Ola Podrida: Ola Podrida

Ola Podrida
Ola Podrida
Plug Research
2007-04-24

Ola Podrida have beaten Sufjan Stevens to the punch and recorded an aural-love letter to singer David Wingo’s Lone Star state. The record’s imagery is all swimming holes, warm nights and clumsy adolescent hands. Like Stevens, Wingo has an affinity for the minor details of life. But instead of straining for ethos where there isn’t necessarily any (Stevens’ “The Lord God Bird” comes to mind), Wingo focuses his cinematic pen on modest, everyday moments.

Wingo’s writing style has been heavily influenced by his work scoring the films of Texas-raised wunderkind director David Gordon Green (George Washington, All the Real Girls). Like the characters in Green’s small-town romance All the Real Girls, the boys and girls of Ola Podrida’s Southern America are searching (often awkwardly) for that always elusive true love.

Begun as a home-recording project, but fleshed out with a full-band, there is a certain homespun charm to the record’s production. Wingo’s voice, like the rest of the instruments, sounds untouched by any studio tricks. In his often strained, rough voice, Wingo sings his heart out, like he has to work to be heard above the clinking glasses and roaring campfire. “Everyone’s a dog / When they fall in love”, Wingo sings on the late-album standout “Lost and Found”.

Young love permeates the record, with the characters drinking at the bar, fooling around in the photo booth, waking up next to each other (“Photo Booth”), or simply lolling around the beach (“Day at the Beach”). The solo-piano “Pour Me Another” is offset by Wingo’s plaintive, strangely touching lyrics: “I am the one you’re waiting for / Pour me another shot, baby / Don’t take no shit tonight / Tell these fuckers / To all get lost”.

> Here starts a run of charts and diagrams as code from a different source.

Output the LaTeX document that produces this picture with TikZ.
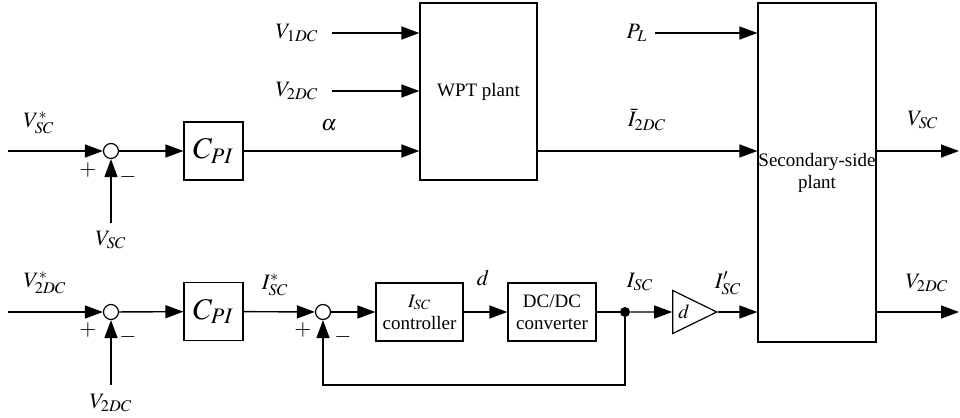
\documentclass[tikz,border=0pt]{standalone}
\usepackage{mathptmx}
\usepackage{fontspec}
\setmainfont{Liberation Serif}
\usetikzlibrary{arrows.meta,positioning,shapes.geometric}

\begin{document}
\begin{tikzpicture}[x=0.5pt,y=-0.5pt,
    blk/.style={draw,line width=0.6pt,inner sep=0pt,align=center,font=\rmfamily\fontsize{9.5}{11}\selectfont},
    sumc/.style={draw,circle,line width=0.6pt,minimum size=7.5pt,inner sep=0pt},
    a/.style={-{Triangle[length=9pt,width=6.5pt]},line width=0.7pt},
    ln/.style={line width=0.7pt},
    lbl/.style={font=\fontsize{11}{12}\selectfont,inner sep=1pt},
    sgn/.style={font=\fontsize{11}{12}\selectfont,inner sep=0pt}]
    \useasboundingbox (0,0) rectangle (960,418);
    % blocks
    \node[blk,minimum width=29.5pt,minimum height=29pt,font=\fontsize{15}{16}\selectfont] (cpiv) at (213.5,151) {$C_{PI}$};
    \node[blk,minimum width=29.5pt,minimum height=29pt,font=\fontsize{15}{16}\selectfont] (cpivb) at (213.5,311.5) {$C_{PI}$};
    \node[blk,minimum width=58.5pt,minimum height=88.5pt] (wpt) at (478.5,91.5) {WPT plant};
    \node[blk,minimum width=59pt,minimum height=169.5pt] (sec) at (817,172.5) {Secondary-side\\plant};
    \node[blk,minimum width=43.5pt,minimum height=29pt] (ictrl) at (419.5,312) {$I_{SC}$\\controller};
    \node[blk,minimum width=44pt,minimum height=29pt] (dcdc) at (552,312) {DC/DC\\converter};
    \node[draw,isosceles triangle,isosceles triangle stretches,line width=0.6pt,inner sep=0pt,
      minimum width=21.5pt,minimum height=22pt,font=\fontsize{10}{12}\selectfont] (gain) at (684,312) {$d$};
    % summing points
    \node[sumc] (sumv) at (111,151) {};
    \node[sumc] (sumvb) at (111,312) {};
    \node[sumc] (sumi) at (323,312) {};
    \node[circle,fill,minimum size=5pt,inner sep=0pt] (dot) at (625,312) {};
    % free ends
    \coordinate (inv) at (8,151);
    \coordinate (invb) at (8,312);
    \coordinate (fbv) at (111,223);
    \coordinate (fbvb) at (111,385);
    \coordinate (fbi) at (323,385);
    \coordinate (v1) at (332,33);
    \coordinate (v2) at (332,91);
    \coordinate (pl) at (655,33);
    \coordinate (outv) at (959,151);
    \coordinate (outvb) at (959,312);
    % connectors
    \draw[a] (inv) -- (sumv);
    \draw[a] (fbv) -- (sumv);
    \draw[a] (sumv) -- (cpiv);
    \draw[a] (cpiv) -- (cpiv -| wpt.west);
    \draw[a] (v1) -- (v1 -| wpt.west);
    \draw[a] (v2) -- (v2 -| wpt.west);
    \draw[a] (wpt.east |- cpiv) -- (sec.west |- cpiv);
    \draw[a] (pl) -- (pl -| sec.west);
    \draw[a] (sec.east |- outv) -- (outv);
    \draw[a] (invb) -- (sumvb);
    \draw[a] (fbvb) -- (sumvb);
    \draw[a] (sumvb) -- (cpivb);
    \draw[a] (cpivb) -- (sumi);
    \draw[a] (sumi) -- (ictrl);
    \draw[a] (ictrl) -- (dcdc);
    \draw[ln] (dcdc) -- (dot);
    \draw[a] (dot) -- (gain.west);
    \draw[a] (gain.apex) -- (gain.apex -| sec.west);
    \draw[a] (dot) -- (dot |- fbi) -- (fbi) -- (sumi);
    \draw[a] (sec.east |- outvb) -- (outvb);
    % labels
    \node[lbl] (lvsr) at (39,123) {$V_{SC}^{*}$};
    \node[sgn] (pv) at (88,170) {$+$};
    \node[sgn] (mv) at (128,177) {$-$};
    \node[lbl] (lvs) at (111,240) {$V_{SC}$};
    \node[lbl] (lal) at (329,125) {$\alpha$};
    \node[lbl] (lv1) at (297,33) {$V_{1DC}$};
    \node[lbl] (lv2) at (297,91) {$V_{2DC}$};
    \node[lbl] (li2) at (647,120) {$\bar{I}_{2DC}$};
    \node[lbl] (lpl) at (637,33) {$P_{L}$};
    \node[lbl] (lvso) at (923,120) {$V_{SC}$};
    \node[lbl] (lvdr) at (45,283) {$V_{2DC}^{*}$};
    \node[sgn] (pvb) at (88,330) {$+$};
    \node[sgn] (mvb) at (128,337) {$-$};
    \node[lbl] (lvd) at (111,403) {$V_{2DC}$};
    \node[lbl] (lisr) at (275,285) {$I_{SC}^{*}$};
    \node[sgn] (pi) at (303,330) {$+$};
    \node[sgn] (mi) at (343,337) {$-$};
    \node[lbl] (ld) at (483,278) {$d$};
    \node[lbl] (lis) at (640,282) {$I_{SC}$};
    \node[lbl] (lisp) at (728,283) {$I_{SC}'$};
    \node[lbl] (lvdo) at (927,283) {$V_{2DC}$};
\end{tikzpicture}
\end{document}
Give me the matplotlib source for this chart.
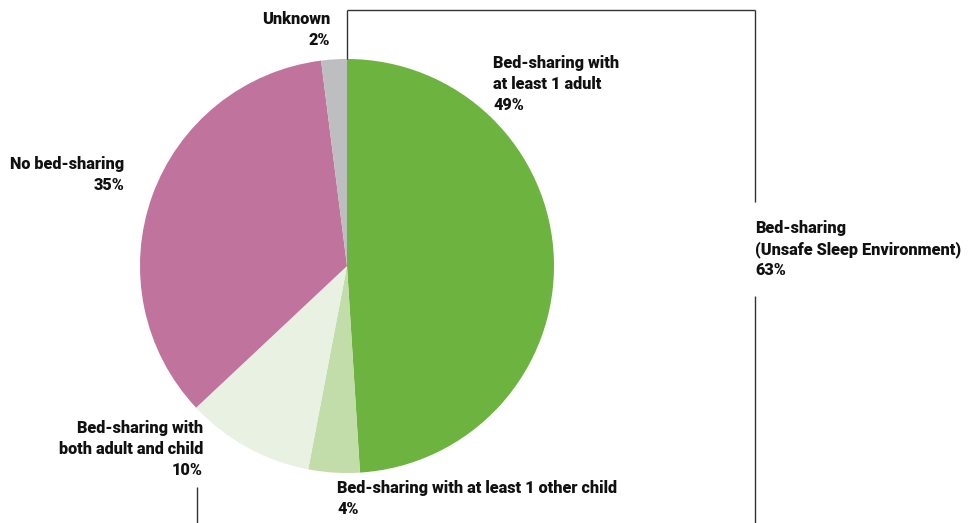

Comparisons to other whispery indie singer/songwriters like Stevens and Iron and Wine’s Sam Beam are understandable, but unlike other singer/songwriter records, Ola Podrida doesn’t sound like Wingo’s overreaching, but is content to simply tell a story instead of stretching for those poetic metaphors. “Jordanna” depicts a drunken sing-along in the town cathedral, and “Cindy” is an easy standout, slowly building as Wingo sings of a young girl setting fire to her house, only to run back into the flames to rescue her library books. Not without a sense of humor, Wingo sings, “She couldn’t take on any more late fees” as the song reaches its climax. Writers like to say stupid stuff about music like this being a soundtrack to your life, but really, put your life on hold for 46 minutes.